ST Format


Beverly Hills Cop

Author: Mark Higham
Publisher: Tynesoft
Machine: Atari ST

 
Published in ST Format #8

Beverly Hills Cop

Big movie licences were topping the charts all last year. Robocop, The Last Crusade, The Untouchables and Batman were all transformed on the pixel palette. Released the same year as the film, they cashed in on the tidal-wave of marketing hype and publicity that surrounds a Hollywood blockbuster.

It's strange then that Beverly Hills Cop has missed the hype boat by half a decade. As a result, the programmers have had more than enough time to get it right; the usual rushed programming of film tie-ins as software houses struggle to meet film release deadlines, and the communication problems of programming while a film is still being shot, are no longer viable excuses. So, is Beverly Hills Cop a well-designed and polished product, an anachronism, or just a marketing timetable disaster?

It's split into four distinct games. The first puts Axel on night patrol duty in Beverly Hills. Direct him through a horizontally-scrolling level, shooting at anyone who moves. The objective is to reach the end of the level where a gang are loading crates of arms into a van. The criminals are easily killed with a single shot, but they toss the occasional mine in your direction and if you stand in the wrong place, you're dog meat.

Beverly Hills Cop

The second game is a car chase. The gang have loaded the van and you're racing after them, but the chase is complicated by them throwing crates at you. It takes some clever steering to avoid them. If you get close enough to the van, try blasting them off the road by shooting the crates stacked in the back.

By the third game, Axel has discovered the location of Mr. Big (yawn). He's holed up in a luxury mansion protected by his gang of baddies. Guide Axel through the garden, indicating his direction by moving an on-screen cursor, and knock out scores of Mr. Big's trigger-happy cronies. Fire by using the same cursor to indicate the direction of your bullets.
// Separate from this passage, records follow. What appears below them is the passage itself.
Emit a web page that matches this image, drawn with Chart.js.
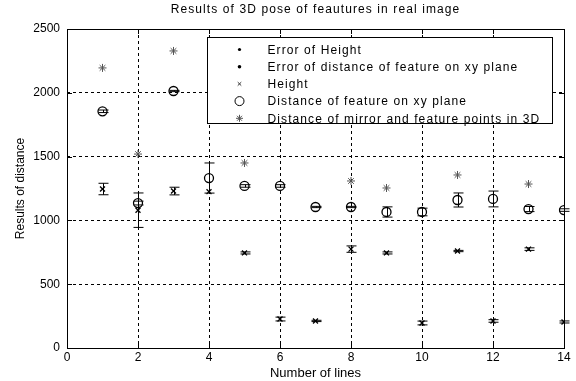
<!DOCTYPE html>
<html>
<head>
<meta charset="utf-8">
<script src="https://cdn.jsdelivr.net/npm/chart.js@4"></script>
<style>
  html, body { margin: 0; padding: 0; background: #fff; }
  #wrap { width: 576px; height: 381px; }
</style>
</head>
<body>
<div id="wrap"><canvas id="chart" width="576" height="381"></canvas></div>
<script>
// значення
const lines = [1, 2, 3, 4, 5, 6, 7, 8, 9, 10, 11, 12, 13, 14];
const heightVals = [1246, 1080, 1230, 1225, 745, 227, 212, 775, 745, 196, 760, 212, 775, 204];
const heightErr = [45, 135, 30, 0, 8, 15, 5, 25, 8, 15, 5, 10, 10, 8];
const distVals = [1855, 1136, 2014, 1332, 1270, 1270, 1105, 1105, 1066, 1066, 1160, 1168, 1089, 1081];
const distErr = [10, 15, 5, 118, 10, 10, 5, 5, 40, 30, 55, 62, 20, 10];
const mirrorVals = [2195, 1520, 2328, null, 1450, null, null, 1309, 1254, null, 1356, null, 1285, null];
const xTicks = [0, 2, 4, 6, 8, 10, 12, 14];
const yTicks = [0, 500, 1000, 1500, 2000, 2500];
const titleText = 'Results of 3D pose of feautures in real image';

const FONT = 'Arial, "Liberation Sans", sans-serif';

function pts(vals) {
  return lines.map((x, i) => ({ x: x, y: vals[i] })).filter(p => p.y !== null);
}

// вертикальні відрізки похибок
const errorBars = {
  id: 'errorBars',
  afterDatasetsDraw(chart) {
    const ctx = chart.ctx;
    const xs = chart.scales.x, ys = chart.scales.y;
    ctx.save();
    ctx.strokeStyle = '#000';
    ctx.lineWidth = 1;
    chart.data.datasets.forEach(ds => {
      if (!ds.errors) return;
      lines.forEach((x, i) => {
        const e = ds.errors[i];
        const v = ds.base[i];
        if (!e || v === null) return;
        const px = Math.round(xs.getPixelForValue(x)) + 0.5;
        const top = ys.getPixelForValue(v + e);
        const bot = ys.getPixelForValue(v - e);
        ctx.beginPath();
        ctx.moveTo(px, top); ctx.lineTo(px, bot);
        ctx.moveTo(px - 5, top); ctx.lineTo(px + 5, top);
        ctx.moveTo(px - 5, bot); ctx.lineTo(px + 5, bot);
        ctx.stroke();
      });
    });
    ctx.restore();
  }
};

// рамка осей, внутрішні риски, заголовок та легенда
const frameAndLegend = {
  id: 'frameAndLegend',
  afterDraw(chart) {
    const ctx = chart.ctx;
    const a = chart.chartArea;
    const xs = chart.scales.x, ys = chart.scales.y;
    ctx.save();
    ctx.strokeStyle = '#000';
    ctx.lineWidth = 1;
    ctx.strokeRect(Math.round(a.left) + 0.5, Math.round(a.top) + 0.5,
      Math.round(a.right - a.left), Math.round(a.bottom - a.top));
    ctx.beginPath();
    xTicks.forEach(t => {
      const px = Math.round(xs.getPixelForValue(t)) + 0.5;
      ctx.moveTo(px, a.bottom); ctx.lineTo(px, a.bottom - 5);
      ctx.moveTo(px, a.top); ctx.lineTo(px, a.top + 5);
    });
    yTicks.forEach(t => {
      const py = Math.round(ys.getPixelForValue(t)) + 0.5;
      ctx.moveTo(a.left, py); ctx.lineTo(a.left + 5, py);
      ctx.moveTo(a.right, py); ctx.lineTo(a.right - 5, py);
    });
    ctx.stroke();

    // заголовок по центру області графіка
    ctx.fillStyle = '#000';
    ctx.font = '12px ' + FONT;
    ctx.letterSpacing = '1.1px';
    ctx.textAlign = 'center';
    ctx.textBaseline = 'middle';
    ctx.fillText(titleText, (a.left + a.right) / 2, 10);

    // легенда
    const L = Math.round(a.left + 140) + 0.5, T = Math.round(a.top + 8) + 0.5;
    const R = Math.round(a.right - 12) + 0.5, B = Math.round(a.top + 94) + 0.5;
    ctx.fillStyle = '#fff';
    ctx.fillRect(L, T, R - L, B - T);
    ctx.strokeRect(L, T, R - L, B - T);
    ctx.textAlign = 'left';
    chart.data.datasets.forEach((ds, i) => {
      const y = T + 12 + i * 17.2;
      const mx = L + 32;
      ctx.strokeStyle = ds.legendColor;
      ctx.lineWidth = 1;
      if (ds.legendFill) {
        ctx.fillStyle = '#000';
        ctx.beginPath();
        ctx.arc(mx, y, ds.legendRadius, 0, Math.PI * 2);
        ctx.fill();
      } else {
        ctx.fillStyle = 'rgba(0,0,0,0)';
        Chart.helpers.drawPoint(ctx, { pointStyle: ds.pointStyle, radius: ds.legendRadius, borderWidth: 1 }, mx, y);
      }
      ctx.fillStyle = '#000';
      ctx.fillText(ds.label, L + 60, y + 1);
    });
    ctx.restore();
  }
};

new Chart(document.getElementById('chart'), {
  type: 'scatter',
  data: {
    datasets: [
      {
        label: 'Error of Height',
        data: [],
        base: heightVals,
        errors: heightErr,
        pointStyle: 'circle', legendRadius: 1.6, legendFill: true, legendColor: '#000'
      },
      {
        label: 'Error of distance of feature on xy plane',
        data: [],
        base: distVals,
        errors: distErr,
        pointStyle: 'circle', legendRadius: 1.8, legendFill: true, legendColor: '#000'
      },
      {
        label: 'Height',
        data: pts(heightVals),
        pointStyle: 'crossRot', legendRadius: 2.5, legendColor: '#333',
        pointRadius: 3.5, borderColor: '#000', borderWidth: 1.3, backgroundColor: 'transparent'
      },
      {
        label: 'Distance of feature on xy plane',
        data: pts(distVals),
        pointStyle: 'circle', legendRadius: 4.5, legendColor: '#000',
        pointRadius: 4.5, borderColor: '#000', borderWidth: 1.3, backgroundColor: 'transparent'
      },
      {
        label: 'Distance of mirror and feature points in 3D',
        data: pts(mirrorVals),
        pointStyle: 'star', legendRadius: 3.5, legendColor: '#555',
        pointRadius: 4, borderColor: '#555', borderWidth: 1, backgroundColor: 'transparent'
      }
    ]
  },
  options: {
    responsive: false,
    animation: false,
    layout: { padding: { left: 0, right: 12, top: 29, bottom: 0 } },
    plugins: {
      legend: { display: false },
      tooltip: { enabled: false },
      title: { display: false }
    },
    scales: {
      x: {
        type: 'linear',
        min: 0, max: 14,
        afterBuildTicks: s => { s.ticks = xTicks.map(v => ({ value: v })); },
        afterFit: s => { s.height = 33; },
        ticks: { color: '#000', font: { family: FONT, size: 12 }, padding: 2, callback: v => String(v) },
        grid: {
          color: c => (c.tick.value === 0 || c.tick.value === 14) ? 'transparent' : '#000',
          drawTicks: false
        },
        border: { display: false, dash: [3, 3] },
        title: {
          display: true, text: 'Number of lines', color: '#000',
          font: { family: FONT, size: 13 }, padding: { top: 0, bottom: 0 }
        }
      },
      y: {
        type: 'linear',
        min: 0, max: 2500,
        afterBuildTicks: s => { s.ticks = yTicks.map(v => ({ value: v })); },
        afterFit: s => { s.width = 67; },
        ticks: { color: '#000', font: { family: FONT, size: 12 }, padding: 7, callback: v => String(v) },
        grid: {
          color: c => (c.tick.value === 0 || c.tick.value === 2500) ? 'transparent' : '#000',
          drawTicks: false
        },
        border: { display: false, dash: [3, 3] },
        title: {
          display: true, text: 'Results of distance', color: '#000',
          font: { family: FONT, size: 12 }, padding: { top: 13, bottom: 0 }
        }
      }
    }
  },
  plugins: [errorBars, frameAndLegend]
});
</script>
</body>
</html>
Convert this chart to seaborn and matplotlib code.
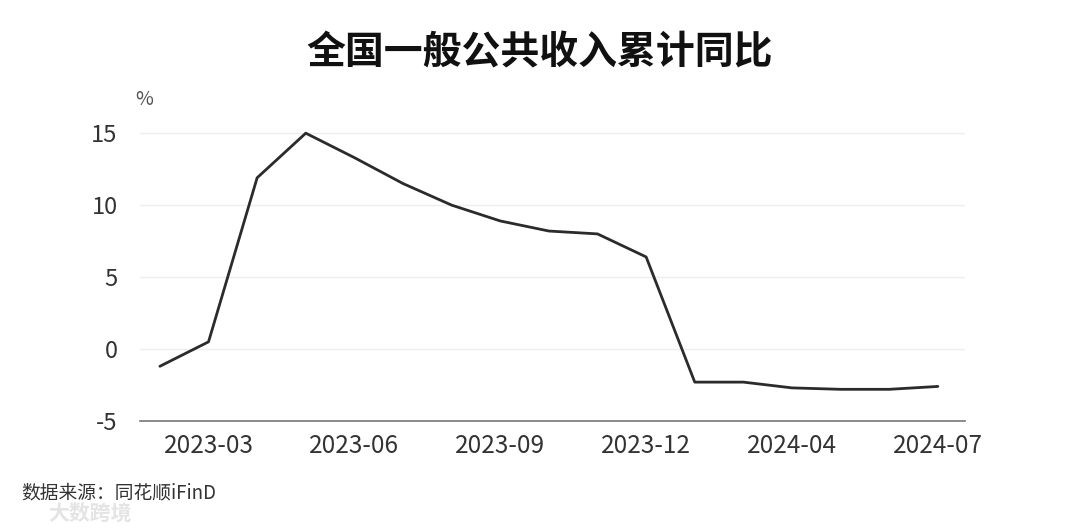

At the finale, Axel is inside the mansion searching for hostages held by Mr. Big. In this horizontally-scrolling level you need to kill all the guards and find Mr. Big. When you track him down, he sets off a time bomb. Kill him and escape from the mansion before the whole thing blows sky high.

Effects

Beverly Hills Cop

There's nothing to rave about in the graphics department. The scenes are unimaginatively coloured and badly designed. The Axel graphic looks nothing like Eddie Murphy unless he's suffered a severe bout of anorexia and emerged as a seven stone weakling.

Sound effects are traditional "computer music". The intro tune is taken from the movie but there are no digitised effects at all.

Verdict

One of the things which made the film so entertaining was Eddie Murphy's humour, but the programmers have closed their eyes to this, focusing solely on the action, and lost all the original appeal. What you're left with is a series of four ordinary games brought under the protective umbrella of a well-known title.

When are software houses going to start utilising film licences instead of hiding mediocre games behind them? The movie was a fast-paced street-sharp vehicle for Murphy's machismo and verbal razzle-dazzle, but the game doesn't have the speed of action or the variety of graphics to even sustain your interest past the first few levels.